__GOAL__. Retype all of the listing exactly, passing over any picture you find.

* BEGIN MATERIAL PROVIDED *

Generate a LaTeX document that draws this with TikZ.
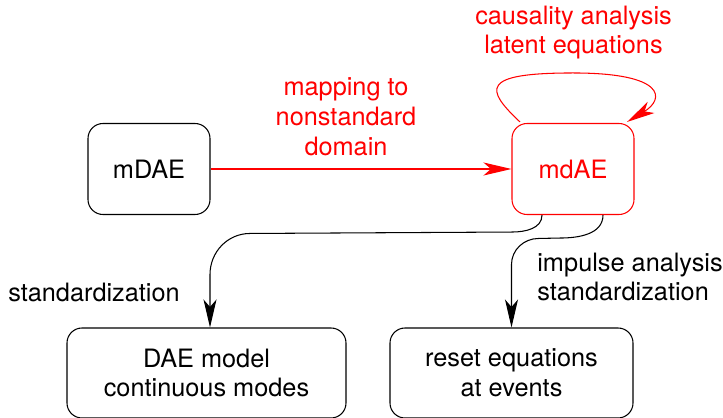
\documentclass[tikz,border=0pt]{standalone}
\usepackage{fontspec}
\setmainfont{TeX Gyre Heros}
\usetikzlibrary{arrows.meta,positioning,calc}

\begin{document}
\begin{tikzpicture}[
    font=\fontsize{14.4}{17}\selectfont,
    box/.style={draw, rounded corners=0.3cm, line width=0.6pt, align=center, inner sep=0pt},
    conn/.style={line width=0.6pt, -{Stealth[length=0.56cm, width=0.26cm, inset=0.15cm]}},
    lbl/.style={inner sep=0pt, align=center}
  ]
    \useasboundingbox (0,0) rectangle (14.46,8.34);
    % upper row
    \node[box, minimum width=2.44cm, minimum height=1.82cm] (mDAE) at (2.98,4.96) {mDAE};
    \node[box, red, minimum width=2.44cm, minimum height=1.82cm] (mdAE) at (11.46,4.96) {mdAE};
    % lower row
    \node[box, minimum width=5.58cm, minimum height=1.8cm] (DAE) at (4.13,0.88) {DAE model\\continuous modes};
    \node[box, minimum width=4.86cm, minimum height=1.8cm] (reset) at (10.23,0.88) {reset equations\\at events};

    \draw[conn, red] (mDAE) -- (mdAE);
    \node[lbl, red] (mapping) at (6.92,6.0) {mapping to\\nonstandard\\domain};

    % self loop on mdAE
    \coordinate (ls) at ($(mdAE.north)+(-1.06,0.02)$);
    \coordinate (le) at ($(mdAE.north)+(1.08,0.02)$);
    \draw[conn, red] (ls) .. controls ($(mdAE.north)+(-1.76,0.68)$) and ($(mdAE.north)+(-1.86,1.0)$) .. ($(mdAE.north)+(0,1.0)$)
      .. controls ($(mdAE.north)+(1.86,1.0)$) and ($(mdAE.north)+(1.84,0.48)$) .. (le);
    \node[lbl, red] (causal) at (11.47,7.69) {causality analysis\\latent equations};

    % down to the lower row
    \coordinate (l0) at ($(mdAE.south)+(-0.62,0)$);
    \coordinate (l1) at ($(DAE.north)+(0.07,0)$);
    \draw[conn] (l0) to[out=-90,in=0] ($(l0)+(-0.6,-0.34)$) -- ($(l1)+(0.8,1.88)$) to[out=180,in=90] ($(l1)+(0,1.06)$) -- (l1);
    \coordinate (r0) at ($(mdAE.south)+(0.6,0)$);
    \draw[conn] (r0) to[out=-90,in=0] ($(r0)+(-0.86,-0.46)$) -- ($(reset.north)+(0.54,1.78)$) to[out=180,in=90] ($(reset.north)+(0,1.26)$) -- (reset.north);

    \node[lbl] (std) at (1.88,2.5) {standardization};
    \node[lbl, anchor=west, align=left] (impulse) at (10.74,2.8) {impulse analysis\\standardization};
\end{tikzpicture}
\end{document}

* END MATERIAL PROVIDED *

__THE OUTPUT__.
Generate a LaTeX document that draws this with TikZ.
\documentclass[tikz,border=0pt]{standalone}
\usepackage{fontspec}
\setmainfont{TeX Gyre Heros}
\usetikzlibrary{arrows.meta,positioning,calc}

\begin{document}
\begin{tikzpicture}[
    font=\fontsize{14.4}{17}\selectfont,
    box/.style={draw, rounded corners=0.3cm, line width=0.6pt, align=center, inner sep=0pt},
    conn/.style={line width=0.6pt, -{Stealth[length=0.56cm, width=0.26cm, inset=0.15cm]}},
    lbl/.style={inner sep=0pt, align=center}
  ]
    \useasboundingbox (0,0) rectangle (14.46,8.34);
    % upper row
    \node[box, minimum width=2.44cm, minimum height=1.82cm] (mDAE) at (2.98,4.96) {mDAE};
    \node[box, red, minimum width=2.44cm, minimum height=1.82cm] (mdAE) at (11.46,4.96) {mdAE};
    % lower row
    \node[box, minimum width=5.58cm, minimum height=1.8cm] (DAE) at (4.13,0.88) {DAE model\\continuous modes};
    \node[box, minimum width=4.86cm, minimum height=1.8cm] (reset) at (10.23,0.88) {reset equations\\at events};

    \draw[conn, red] (mDAE) -- (mdAE);
    \node[lbl, red] (mapping) at (6.92,6.0) {mapping to\\nonstandard\\domain};

    % self loop on mdAE
    \coordinate (ls) at ($(mdAE.north)+(-1.06,0.02)$);
    \coordinate (le) at ($(mdAE.north)+(1.08,0.02)$);
    \draw[conn, red] (ls) .. controls ($(mdAE.north)+(-1.76,0.68)$) and ($(mdAE.north)+(-1.86,1.0)$) .. ($(mdAE.north)+(0,1.0)$)
      .. controls ($(mdAE.north)+(1.86,1.0)$) and ($(mdAE.north)+(1.84,0.48)$) .. (le);
    \node[lbl, red] (causal) at (11.47,7.69) {causality analysis\\latent equations};

    % down to the lower row
    \coordinate (l0) at ($(mdAE.south)+(-0.62,0)$);
    \coordinate (l1) at ($(DAE.north)+(0.07,0)$);
    \draw[conn] (l0) to[out=-90,in=0] ($(l0)+(-0.6,-0.34)$) -- ($(l1)+(0.8,1.88)$) to[out=180,in=90] ($(l1)+(0,1.06)$) -- (l1);
    \coordinate (r0) at ($(mdAE.south)+(0.6,0)$);
    \draw[conn] (r0) to[out=-90,in=0] ($(r0)+(-0.86,-0.46)$) -- ($(reset.north)+(0.54,1.78)$) to[out=180,in=90] ($(reset.north)+(0,1.26)$) -- (reset.north);

    \node[lbl] (std) at (1.88,2.5) {standardization};
    \node[lbl, anchor=west, align=left] (impulse) at (10.74,2.8) {impulse analysis\\standardization};
\end{tikzpicture}
\end{document}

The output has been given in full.